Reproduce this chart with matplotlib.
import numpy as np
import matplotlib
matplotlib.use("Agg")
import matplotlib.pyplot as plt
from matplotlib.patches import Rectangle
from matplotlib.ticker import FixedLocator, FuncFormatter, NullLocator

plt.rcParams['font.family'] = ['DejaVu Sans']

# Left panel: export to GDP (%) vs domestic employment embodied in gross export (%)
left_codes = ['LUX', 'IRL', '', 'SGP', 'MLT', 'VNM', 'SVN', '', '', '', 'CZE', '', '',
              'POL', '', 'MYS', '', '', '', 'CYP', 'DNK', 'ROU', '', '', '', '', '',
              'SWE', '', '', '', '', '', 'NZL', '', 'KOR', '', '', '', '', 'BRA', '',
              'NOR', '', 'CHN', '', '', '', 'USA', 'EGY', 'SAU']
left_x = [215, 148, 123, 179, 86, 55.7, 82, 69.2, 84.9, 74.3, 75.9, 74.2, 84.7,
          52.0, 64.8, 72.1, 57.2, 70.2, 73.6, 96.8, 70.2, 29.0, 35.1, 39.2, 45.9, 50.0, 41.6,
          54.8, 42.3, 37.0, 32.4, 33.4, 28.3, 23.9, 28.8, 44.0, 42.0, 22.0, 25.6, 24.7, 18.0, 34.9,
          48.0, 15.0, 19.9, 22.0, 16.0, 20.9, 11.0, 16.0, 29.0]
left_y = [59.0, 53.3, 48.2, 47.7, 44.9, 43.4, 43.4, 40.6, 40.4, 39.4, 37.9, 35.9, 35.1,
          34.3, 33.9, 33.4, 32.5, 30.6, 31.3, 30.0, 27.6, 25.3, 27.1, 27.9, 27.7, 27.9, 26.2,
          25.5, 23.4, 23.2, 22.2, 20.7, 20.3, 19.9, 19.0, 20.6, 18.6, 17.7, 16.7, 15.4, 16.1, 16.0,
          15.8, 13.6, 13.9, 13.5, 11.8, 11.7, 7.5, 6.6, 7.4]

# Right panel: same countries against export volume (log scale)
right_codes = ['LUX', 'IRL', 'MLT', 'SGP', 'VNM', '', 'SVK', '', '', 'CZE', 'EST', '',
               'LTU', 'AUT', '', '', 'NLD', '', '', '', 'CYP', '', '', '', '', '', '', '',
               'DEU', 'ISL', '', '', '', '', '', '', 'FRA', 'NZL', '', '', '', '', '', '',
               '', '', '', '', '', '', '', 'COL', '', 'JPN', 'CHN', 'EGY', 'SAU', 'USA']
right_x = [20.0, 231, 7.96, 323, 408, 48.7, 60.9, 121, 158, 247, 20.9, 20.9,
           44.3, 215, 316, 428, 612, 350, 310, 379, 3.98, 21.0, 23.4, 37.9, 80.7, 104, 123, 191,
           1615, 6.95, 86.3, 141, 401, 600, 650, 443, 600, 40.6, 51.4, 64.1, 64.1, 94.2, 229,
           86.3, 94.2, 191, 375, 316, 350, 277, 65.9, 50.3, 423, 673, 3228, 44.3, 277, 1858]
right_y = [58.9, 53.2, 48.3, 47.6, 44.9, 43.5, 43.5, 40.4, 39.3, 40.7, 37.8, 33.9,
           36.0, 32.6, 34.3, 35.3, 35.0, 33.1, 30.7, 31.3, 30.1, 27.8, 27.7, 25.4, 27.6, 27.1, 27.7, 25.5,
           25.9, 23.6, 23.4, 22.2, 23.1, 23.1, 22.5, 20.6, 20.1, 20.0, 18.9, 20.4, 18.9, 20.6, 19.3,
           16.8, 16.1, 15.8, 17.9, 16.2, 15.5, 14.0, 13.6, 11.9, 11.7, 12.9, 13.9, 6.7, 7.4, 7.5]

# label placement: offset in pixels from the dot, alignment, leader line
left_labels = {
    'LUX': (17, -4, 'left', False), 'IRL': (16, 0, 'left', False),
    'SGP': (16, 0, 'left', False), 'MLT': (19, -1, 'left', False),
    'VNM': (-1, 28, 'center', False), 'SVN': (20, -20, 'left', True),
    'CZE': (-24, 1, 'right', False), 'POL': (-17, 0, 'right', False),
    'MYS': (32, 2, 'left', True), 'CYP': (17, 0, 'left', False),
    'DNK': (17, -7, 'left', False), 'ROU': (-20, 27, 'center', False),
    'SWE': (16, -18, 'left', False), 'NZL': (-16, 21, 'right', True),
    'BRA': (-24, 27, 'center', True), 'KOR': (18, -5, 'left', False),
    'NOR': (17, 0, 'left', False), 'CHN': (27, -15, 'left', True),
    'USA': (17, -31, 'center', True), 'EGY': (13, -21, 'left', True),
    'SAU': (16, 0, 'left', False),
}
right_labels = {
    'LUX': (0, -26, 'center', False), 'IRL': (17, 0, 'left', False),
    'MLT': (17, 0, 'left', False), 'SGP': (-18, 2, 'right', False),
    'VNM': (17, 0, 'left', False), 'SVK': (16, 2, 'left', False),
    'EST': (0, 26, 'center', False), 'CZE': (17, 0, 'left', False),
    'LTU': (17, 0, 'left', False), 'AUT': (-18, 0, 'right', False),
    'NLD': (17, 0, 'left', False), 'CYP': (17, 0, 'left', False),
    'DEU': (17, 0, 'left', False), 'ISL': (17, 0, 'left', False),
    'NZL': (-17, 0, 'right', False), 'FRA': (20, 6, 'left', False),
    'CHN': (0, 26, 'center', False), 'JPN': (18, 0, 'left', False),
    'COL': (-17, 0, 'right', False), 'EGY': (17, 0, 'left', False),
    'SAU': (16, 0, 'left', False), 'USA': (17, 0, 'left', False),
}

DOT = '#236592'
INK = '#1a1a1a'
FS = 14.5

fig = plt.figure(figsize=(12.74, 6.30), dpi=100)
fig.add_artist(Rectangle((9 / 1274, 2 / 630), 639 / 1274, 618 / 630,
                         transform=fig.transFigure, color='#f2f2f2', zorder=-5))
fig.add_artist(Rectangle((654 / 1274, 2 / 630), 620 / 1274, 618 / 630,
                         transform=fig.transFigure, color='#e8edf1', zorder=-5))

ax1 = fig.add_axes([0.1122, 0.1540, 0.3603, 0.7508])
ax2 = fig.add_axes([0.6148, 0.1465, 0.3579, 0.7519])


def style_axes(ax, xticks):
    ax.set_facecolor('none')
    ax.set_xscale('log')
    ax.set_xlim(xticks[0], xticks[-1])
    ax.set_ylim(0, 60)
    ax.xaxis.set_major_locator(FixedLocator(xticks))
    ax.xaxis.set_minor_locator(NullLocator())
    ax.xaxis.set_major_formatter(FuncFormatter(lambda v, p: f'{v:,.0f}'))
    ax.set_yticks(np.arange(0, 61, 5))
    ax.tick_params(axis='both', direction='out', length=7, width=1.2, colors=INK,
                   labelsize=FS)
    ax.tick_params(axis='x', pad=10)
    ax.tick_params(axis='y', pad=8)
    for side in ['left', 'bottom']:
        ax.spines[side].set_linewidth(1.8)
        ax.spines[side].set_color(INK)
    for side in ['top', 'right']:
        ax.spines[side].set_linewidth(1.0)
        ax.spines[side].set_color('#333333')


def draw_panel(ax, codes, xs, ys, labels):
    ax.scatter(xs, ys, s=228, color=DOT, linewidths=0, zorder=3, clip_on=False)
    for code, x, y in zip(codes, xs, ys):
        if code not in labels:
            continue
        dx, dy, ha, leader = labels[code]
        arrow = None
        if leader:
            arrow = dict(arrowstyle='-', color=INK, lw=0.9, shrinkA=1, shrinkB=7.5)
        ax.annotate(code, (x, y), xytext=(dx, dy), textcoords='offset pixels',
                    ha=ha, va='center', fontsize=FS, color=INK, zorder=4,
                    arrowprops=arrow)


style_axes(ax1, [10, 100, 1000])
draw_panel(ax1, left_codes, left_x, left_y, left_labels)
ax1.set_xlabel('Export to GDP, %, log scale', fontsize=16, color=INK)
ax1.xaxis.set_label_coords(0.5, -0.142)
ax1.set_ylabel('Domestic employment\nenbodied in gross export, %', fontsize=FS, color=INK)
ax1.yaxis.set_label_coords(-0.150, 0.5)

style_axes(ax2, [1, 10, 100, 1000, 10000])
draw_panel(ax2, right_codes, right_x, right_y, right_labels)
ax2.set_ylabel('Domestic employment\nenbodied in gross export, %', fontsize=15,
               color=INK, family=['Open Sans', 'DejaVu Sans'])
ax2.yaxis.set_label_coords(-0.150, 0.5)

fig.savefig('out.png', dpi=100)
════════════════
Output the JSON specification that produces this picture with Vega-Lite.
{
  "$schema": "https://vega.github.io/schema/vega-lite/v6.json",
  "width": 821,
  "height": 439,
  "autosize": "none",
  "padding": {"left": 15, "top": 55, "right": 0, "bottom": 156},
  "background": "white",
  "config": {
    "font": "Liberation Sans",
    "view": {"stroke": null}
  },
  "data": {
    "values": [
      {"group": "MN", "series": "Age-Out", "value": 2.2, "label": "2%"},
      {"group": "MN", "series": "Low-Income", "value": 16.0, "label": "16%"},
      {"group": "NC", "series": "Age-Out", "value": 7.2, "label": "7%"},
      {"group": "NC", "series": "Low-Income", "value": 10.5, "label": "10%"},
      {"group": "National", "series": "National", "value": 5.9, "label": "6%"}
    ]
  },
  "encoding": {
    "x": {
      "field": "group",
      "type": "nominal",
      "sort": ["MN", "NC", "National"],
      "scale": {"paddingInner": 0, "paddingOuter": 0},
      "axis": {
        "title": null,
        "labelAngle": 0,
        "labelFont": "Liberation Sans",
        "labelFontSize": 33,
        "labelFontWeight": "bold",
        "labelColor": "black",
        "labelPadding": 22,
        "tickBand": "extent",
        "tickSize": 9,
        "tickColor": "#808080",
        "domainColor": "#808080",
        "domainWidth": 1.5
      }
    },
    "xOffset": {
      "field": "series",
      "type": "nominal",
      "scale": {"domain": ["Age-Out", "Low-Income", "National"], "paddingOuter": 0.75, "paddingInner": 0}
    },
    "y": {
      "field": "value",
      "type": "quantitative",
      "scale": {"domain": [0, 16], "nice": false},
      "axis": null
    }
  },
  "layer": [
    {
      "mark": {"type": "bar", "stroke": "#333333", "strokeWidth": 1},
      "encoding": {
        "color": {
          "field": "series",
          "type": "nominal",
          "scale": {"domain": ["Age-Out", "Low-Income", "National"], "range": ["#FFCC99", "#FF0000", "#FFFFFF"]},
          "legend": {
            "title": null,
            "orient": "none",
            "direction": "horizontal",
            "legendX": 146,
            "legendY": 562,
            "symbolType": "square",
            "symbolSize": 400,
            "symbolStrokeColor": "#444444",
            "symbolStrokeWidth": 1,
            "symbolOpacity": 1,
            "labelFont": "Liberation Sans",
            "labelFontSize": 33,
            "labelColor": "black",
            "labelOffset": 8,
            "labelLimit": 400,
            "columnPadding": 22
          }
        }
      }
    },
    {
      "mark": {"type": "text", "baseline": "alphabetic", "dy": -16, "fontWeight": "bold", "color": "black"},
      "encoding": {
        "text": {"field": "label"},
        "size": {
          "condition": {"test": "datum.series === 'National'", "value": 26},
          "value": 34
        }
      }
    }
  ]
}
════════════════
Only the lines from the one with "Reproduce this chart with matplotlib." to the one with "plt.rcParams['font.family'] = ['DejaVu Sans']" are wanted; extract them exactly, both ends included.

Reproduce this chart with matplotlib.
import numpy as np
import matplotlib
matplotlib.use("Agg")
import matplotlib.pyplot as plt
from matplotlib.patches import Rectangle
from matplotlib.ticker import FixedLocator, FuncFormatter, NullLocator

plt.rcParams['font.family'] = ['DejaVu Sans']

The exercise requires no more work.